24 June, 2016 - by Gerry Adams TD


Sinn Féin President Gerry Adams TD speaking at Stormont Castle today along with First Minister Martin McGuinness and other Executive Ministers said:

“There is an onus on the British government to respect the democratic wishes of the people of the north.  

“The Taoiseach has to think nationally in a real sense. The Irish government needs an all-island, all-Ireland view.

“The referendum result will have very profound effects for all of us on this island.

“There are real worries it will have an adverse impact on the two economies on this island.
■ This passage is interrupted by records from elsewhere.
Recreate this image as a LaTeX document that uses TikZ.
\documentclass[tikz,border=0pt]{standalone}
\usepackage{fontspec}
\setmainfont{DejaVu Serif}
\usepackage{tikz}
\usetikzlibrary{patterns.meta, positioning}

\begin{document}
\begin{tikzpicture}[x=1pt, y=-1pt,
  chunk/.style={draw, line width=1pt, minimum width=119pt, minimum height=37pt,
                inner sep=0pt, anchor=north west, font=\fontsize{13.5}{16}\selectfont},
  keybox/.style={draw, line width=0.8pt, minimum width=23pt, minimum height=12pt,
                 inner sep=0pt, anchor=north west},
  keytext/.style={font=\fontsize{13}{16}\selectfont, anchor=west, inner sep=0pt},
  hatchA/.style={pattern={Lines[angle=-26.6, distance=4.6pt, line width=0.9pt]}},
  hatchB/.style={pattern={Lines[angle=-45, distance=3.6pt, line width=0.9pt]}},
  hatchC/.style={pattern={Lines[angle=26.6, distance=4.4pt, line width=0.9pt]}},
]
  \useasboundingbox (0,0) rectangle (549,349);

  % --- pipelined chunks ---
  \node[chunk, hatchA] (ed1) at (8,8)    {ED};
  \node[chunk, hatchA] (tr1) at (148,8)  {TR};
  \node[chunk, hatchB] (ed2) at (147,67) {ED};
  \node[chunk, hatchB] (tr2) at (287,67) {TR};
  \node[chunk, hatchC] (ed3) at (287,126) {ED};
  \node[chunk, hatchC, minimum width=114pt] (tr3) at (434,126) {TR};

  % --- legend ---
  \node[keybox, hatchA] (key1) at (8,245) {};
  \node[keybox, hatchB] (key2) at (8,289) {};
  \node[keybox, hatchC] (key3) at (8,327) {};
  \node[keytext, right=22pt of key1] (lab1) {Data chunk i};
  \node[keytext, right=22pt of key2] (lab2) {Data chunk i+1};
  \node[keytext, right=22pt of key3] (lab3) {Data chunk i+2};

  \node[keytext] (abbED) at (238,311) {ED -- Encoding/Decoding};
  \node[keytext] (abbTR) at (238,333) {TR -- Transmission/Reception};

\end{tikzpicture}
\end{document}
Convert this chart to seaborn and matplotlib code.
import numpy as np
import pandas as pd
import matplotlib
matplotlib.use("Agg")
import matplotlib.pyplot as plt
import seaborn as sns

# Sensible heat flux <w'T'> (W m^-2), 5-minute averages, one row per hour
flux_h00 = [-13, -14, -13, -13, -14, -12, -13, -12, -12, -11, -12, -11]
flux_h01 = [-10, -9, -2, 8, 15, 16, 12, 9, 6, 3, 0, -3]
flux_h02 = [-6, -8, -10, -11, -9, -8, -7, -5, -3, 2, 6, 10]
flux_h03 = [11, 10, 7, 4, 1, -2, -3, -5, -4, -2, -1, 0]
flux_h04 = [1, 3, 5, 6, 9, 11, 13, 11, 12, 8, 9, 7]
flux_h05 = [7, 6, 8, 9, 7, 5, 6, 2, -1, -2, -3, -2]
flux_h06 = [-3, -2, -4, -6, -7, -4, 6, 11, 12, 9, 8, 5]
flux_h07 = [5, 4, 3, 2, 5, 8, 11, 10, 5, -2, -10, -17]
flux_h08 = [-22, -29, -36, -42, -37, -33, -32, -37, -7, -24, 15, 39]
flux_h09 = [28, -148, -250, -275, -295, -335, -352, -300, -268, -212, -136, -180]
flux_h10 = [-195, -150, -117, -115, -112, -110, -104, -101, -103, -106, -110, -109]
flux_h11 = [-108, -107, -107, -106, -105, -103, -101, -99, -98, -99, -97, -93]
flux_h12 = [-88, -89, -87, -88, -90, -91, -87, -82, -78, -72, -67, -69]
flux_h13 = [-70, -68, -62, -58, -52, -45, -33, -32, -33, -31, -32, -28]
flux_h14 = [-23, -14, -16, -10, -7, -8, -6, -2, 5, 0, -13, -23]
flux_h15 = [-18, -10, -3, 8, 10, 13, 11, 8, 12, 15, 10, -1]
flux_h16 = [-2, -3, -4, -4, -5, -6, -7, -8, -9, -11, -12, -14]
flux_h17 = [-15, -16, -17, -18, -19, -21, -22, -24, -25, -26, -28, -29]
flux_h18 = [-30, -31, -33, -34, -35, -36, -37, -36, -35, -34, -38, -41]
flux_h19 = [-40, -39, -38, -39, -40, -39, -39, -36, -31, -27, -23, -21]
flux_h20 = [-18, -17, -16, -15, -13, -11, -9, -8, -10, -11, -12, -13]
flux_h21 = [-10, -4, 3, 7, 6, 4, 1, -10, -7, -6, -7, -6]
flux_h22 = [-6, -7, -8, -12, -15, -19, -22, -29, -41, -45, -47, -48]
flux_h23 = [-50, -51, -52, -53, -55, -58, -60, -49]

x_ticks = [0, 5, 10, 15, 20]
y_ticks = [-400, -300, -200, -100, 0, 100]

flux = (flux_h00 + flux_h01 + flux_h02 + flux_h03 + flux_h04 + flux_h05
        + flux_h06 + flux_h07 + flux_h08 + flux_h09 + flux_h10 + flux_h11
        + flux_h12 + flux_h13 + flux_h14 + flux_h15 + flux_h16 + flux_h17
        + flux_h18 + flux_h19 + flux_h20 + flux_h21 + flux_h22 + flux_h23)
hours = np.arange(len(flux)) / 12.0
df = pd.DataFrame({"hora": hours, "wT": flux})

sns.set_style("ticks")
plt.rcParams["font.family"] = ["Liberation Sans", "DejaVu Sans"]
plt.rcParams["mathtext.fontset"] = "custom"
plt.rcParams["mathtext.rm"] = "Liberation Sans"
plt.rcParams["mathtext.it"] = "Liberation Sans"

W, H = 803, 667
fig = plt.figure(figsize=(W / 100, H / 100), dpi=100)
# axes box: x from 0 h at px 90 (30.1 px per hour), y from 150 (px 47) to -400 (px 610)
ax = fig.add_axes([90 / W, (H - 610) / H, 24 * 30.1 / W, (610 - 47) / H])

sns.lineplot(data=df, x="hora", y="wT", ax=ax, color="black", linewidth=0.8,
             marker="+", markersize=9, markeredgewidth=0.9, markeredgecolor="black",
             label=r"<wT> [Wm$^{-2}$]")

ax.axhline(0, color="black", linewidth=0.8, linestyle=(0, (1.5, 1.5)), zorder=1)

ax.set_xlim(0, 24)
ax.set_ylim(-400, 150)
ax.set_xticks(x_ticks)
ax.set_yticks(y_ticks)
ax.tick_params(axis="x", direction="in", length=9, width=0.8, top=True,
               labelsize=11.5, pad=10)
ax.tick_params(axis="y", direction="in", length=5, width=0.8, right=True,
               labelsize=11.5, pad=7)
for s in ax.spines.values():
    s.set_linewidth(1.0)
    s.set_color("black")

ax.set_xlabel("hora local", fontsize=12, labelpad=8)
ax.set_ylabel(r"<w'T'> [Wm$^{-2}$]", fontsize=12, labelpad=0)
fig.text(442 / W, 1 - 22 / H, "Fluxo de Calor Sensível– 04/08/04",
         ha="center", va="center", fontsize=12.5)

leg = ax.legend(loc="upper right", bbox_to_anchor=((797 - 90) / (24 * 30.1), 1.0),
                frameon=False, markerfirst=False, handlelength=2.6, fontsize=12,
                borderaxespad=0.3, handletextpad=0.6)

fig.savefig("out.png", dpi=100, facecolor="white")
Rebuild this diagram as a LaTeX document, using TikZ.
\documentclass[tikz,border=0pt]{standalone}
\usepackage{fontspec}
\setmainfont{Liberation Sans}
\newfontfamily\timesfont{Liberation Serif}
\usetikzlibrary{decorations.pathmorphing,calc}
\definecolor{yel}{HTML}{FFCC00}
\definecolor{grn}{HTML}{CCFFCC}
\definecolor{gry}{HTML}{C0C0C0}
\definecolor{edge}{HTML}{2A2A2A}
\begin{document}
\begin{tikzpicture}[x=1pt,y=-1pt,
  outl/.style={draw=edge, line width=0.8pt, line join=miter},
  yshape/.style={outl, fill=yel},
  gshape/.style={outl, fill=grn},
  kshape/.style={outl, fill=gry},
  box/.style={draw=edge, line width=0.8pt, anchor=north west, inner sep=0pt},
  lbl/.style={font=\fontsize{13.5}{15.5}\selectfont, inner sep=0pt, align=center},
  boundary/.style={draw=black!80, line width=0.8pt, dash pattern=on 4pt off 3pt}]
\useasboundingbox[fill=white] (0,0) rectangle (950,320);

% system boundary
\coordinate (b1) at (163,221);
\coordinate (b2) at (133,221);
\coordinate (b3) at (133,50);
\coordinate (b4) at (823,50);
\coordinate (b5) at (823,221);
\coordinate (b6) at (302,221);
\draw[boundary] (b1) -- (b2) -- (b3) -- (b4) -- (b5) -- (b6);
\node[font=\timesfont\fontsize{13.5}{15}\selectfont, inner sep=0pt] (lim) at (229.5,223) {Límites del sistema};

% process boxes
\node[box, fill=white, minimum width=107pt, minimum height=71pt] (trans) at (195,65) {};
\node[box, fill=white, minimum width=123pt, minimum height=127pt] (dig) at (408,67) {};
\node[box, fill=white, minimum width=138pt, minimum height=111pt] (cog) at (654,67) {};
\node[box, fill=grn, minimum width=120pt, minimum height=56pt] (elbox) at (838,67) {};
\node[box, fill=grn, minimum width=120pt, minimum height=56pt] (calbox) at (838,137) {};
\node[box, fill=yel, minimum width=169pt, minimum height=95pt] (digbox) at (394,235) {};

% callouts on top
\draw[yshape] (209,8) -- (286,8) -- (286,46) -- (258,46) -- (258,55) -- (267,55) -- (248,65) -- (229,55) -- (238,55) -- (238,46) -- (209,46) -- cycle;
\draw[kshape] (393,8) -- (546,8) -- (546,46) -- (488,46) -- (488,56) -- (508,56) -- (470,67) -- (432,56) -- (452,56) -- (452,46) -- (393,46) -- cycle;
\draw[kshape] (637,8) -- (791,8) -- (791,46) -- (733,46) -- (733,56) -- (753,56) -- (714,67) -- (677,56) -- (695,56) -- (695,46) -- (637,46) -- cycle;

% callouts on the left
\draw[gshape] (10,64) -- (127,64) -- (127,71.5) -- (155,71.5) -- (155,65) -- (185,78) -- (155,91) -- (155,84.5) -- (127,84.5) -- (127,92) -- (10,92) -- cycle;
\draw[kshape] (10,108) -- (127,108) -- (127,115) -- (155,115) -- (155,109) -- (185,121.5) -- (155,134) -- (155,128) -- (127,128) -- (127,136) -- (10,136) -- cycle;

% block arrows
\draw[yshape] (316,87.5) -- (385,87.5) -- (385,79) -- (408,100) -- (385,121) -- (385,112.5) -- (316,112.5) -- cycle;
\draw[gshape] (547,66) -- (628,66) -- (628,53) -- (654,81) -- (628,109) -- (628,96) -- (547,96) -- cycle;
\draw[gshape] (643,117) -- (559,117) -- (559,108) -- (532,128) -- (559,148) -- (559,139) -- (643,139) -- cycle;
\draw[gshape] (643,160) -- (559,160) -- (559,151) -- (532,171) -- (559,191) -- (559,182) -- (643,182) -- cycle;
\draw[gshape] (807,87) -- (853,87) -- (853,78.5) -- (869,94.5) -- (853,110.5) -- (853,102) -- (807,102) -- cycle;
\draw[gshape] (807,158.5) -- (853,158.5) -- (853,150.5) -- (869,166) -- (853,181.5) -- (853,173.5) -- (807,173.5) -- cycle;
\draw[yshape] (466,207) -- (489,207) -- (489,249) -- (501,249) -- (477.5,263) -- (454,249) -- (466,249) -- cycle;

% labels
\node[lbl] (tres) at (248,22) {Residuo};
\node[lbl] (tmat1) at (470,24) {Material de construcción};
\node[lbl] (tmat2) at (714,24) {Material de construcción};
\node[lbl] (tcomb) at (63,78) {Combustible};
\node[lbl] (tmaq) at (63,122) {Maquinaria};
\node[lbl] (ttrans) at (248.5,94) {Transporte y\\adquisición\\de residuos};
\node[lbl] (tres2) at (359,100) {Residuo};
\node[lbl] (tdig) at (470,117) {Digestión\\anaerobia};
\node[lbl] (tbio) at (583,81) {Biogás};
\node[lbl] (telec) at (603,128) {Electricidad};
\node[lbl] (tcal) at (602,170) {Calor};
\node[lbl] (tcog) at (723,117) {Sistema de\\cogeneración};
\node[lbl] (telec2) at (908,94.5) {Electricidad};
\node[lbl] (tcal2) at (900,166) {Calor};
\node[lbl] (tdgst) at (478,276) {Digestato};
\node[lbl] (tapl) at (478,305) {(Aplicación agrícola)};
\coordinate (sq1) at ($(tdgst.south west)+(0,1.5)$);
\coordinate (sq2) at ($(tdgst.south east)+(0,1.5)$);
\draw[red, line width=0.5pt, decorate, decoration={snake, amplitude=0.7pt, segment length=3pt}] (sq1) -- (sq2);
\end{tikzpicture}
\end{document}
This will have serious consequences for jobs and investment and for families and communities.

“We could well see the reintroduction of border security controls between the north and south as well as the reintroduction of customs controls.

“The Brexit decision also presents real concerns in respect of its likely detrimental impact on the Good Friday Agreement and the Human Rights Act. The Tory government is already committed to the repeal of the Human Rights Act.

“The referendum will also adversely impact on equality issues, including equal pay; workers’ rights laws and anti-discrimination legislation. It will also reinforce the existing two-tier Europe.

“This referendum had nothing to do with the best interests of our people, our island and our economy and all do with factionalism within the Tory party. 

“The people in the north voted to remain a part of the EU.  The Good Friday Agreement is an international agreement. As a co-equal guarantor of the agreement the Irish government must also defend the interests of all the people of the island of Ireland at the EU Council meeting next week and in any future negotiations.

“A British exit from the EU presents a particular danger on the equality and human rights elements of the Good Friday Agreement. These are at the core of that agreement.

“The British government has no democratic mandate to represent the views of the north in any future negotiations with the EU.

“There is now a democratic imperative for a border poll. The Irish government should support this.”